The German 30 has pulled back slightly during the trading session on Tuesday, as we continue to sit just above the €15,000 level. It’s worth noting that the market had recently been very impulsive to the outside, so the fact that we are pulling back a bit should not be a huge surprise, especially as the €15,000 level will be a large, round, psychologically significant figure.
That being said, the potential bullish flag has not broken out one way or the other, so it’s just a potential set up at this point. If we were to break above the €15,100 level, then at that point the German 30 very well could continue to go higher, with a potential measure to move reaching all the way to the €16,100 area. Granted, there needs to be some type of momentum into the market, which is something that will in turn be due to some type of fundamental reason.
Germany is a mass exporter of industrial goods, and therefore the overall global economy will have a major influence on the profit of the companies that make up this index.
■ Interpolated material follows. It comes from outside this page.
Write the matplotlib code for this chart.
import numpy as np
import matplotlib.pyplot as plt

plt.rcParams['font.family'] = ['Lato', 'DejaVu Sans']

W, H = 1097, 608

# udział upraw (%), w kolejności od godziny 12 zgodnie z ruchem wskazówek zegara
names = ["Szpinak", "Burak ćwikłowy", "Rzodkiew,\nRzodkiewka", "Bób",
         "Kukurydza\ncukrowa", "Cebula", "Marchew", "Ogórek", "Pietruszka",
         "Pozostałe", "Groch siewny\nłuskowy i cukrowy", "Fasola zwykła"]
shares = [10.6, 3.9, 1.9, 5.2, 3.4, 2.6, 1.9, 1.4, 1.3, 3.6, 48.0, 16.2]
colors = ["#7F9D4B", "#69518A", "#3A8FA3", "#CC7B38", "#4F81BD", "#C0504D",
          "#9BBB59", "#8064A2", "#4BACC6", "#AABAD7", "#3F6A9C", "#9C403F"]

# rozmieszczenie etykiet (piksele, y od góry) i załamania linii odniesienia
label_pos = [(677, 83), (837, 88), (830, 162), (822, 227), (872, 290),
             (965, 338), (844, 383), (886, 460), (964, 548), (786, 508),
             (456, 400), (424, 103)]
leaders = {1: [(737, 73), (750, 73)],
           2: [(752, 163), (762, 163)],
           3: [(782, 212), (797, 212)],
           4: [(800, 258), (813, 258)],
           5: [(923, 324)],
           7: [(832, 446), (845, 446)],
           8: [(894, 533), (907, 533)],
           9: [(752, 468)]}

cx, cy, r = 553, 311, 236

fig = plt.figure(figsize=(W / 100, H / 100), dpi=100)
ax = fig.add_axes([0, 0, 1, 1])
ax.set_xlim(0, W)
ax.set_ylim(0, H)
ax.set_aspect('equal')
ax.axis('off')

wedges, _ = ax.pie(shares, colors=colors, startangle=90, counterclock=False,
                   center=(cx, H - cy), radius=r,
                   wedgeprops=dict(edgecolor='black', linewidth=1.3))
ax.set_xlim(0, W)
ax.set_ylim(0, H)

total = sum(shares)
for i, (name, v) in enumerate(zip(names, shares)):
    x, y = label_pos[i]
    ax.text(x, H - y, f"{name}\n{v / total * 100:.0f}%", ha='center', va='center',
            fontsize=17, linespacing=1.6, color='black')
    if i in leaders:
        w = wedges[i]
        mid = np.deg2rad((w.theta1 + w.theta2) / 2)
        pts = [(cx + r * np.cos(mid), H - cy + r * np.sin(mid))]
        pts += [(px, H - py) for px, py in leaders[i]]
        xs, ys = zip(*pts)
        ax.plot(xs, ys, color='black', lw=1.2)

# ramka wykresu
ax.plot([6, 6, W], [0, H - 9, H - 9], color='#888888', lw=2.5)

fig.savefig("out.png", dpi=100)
Another thing to keep in mind is that Germany is the engine of the European Union, so this will be the first place that money flows to if stocks start to get hot again in that part of the world. So even if you were to trade another index on the European continent, you should always keep an eye on Germany.
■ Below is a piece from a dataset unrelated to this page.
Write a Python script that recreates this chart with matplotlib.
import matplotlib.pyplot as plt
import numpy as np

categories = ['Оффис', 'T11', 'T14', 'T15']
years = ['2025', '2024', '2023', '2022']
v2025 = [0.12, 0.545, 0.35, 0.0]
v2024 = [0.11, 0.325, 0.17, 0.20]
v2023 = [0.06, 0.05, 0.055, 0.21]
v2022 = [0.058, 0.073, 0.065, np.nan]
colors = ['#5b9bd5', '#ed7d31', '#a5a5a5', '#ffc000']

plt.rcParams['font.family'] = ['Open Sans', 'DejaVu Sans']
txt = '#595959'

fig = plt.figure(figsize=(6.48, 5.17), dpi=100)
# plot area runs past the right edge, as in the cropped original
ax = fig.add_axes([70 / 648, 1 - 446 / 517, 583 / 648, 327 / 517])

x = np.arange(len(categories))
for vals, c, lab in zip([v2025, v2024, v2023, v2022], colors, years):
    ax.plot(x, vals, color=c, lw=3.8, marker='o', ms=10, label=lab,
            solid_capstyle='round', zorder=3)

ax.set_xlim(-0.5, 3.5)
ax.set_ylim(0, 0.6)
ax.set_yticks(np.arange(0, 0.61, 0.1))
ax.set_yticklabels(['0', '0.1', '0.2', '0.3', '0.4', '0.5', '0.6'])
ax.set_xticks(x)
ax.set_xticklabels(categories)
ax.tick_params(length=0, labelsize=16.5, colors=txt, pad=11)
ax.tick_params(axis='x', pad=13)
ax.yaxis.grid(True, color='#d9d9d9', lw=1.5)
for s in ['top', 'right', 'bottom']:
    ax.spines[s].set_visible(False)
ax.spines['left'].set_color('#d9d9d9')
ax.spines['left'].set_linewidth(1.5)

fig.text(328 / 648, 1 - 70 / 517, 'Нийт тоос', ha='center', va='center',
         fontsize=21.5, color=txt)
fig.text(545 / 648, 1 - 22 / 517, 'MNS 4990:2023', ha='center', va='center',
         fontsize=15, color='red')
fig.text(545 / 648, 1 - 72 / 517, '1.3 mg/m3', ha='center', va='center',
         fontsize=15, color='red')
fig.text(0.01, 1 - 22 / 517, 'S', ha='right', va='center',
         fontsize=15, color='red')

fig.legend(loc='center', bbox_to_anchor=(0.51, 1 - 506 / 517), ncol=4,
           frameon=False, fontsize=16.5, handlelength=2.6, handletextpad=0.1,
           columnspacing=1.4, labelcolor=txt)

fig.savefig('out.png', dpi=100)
On a breakdown below the €14,800 level, at that point it would more likely than not demand some type of pullback in order to find enough value for people to get involved. That would set up a potential move down to the 50-Day EMA, which of course is a widely followed indicator, and had offered previous support near the €13,900 level. Either way, pulling back to the 50-Day EMA is not necessarily a sign of weakness, just that we need to consolidate a bit more before the buyers come in and take control yet again. Either way, the German 30 looks bullish from an intermediate standpoint.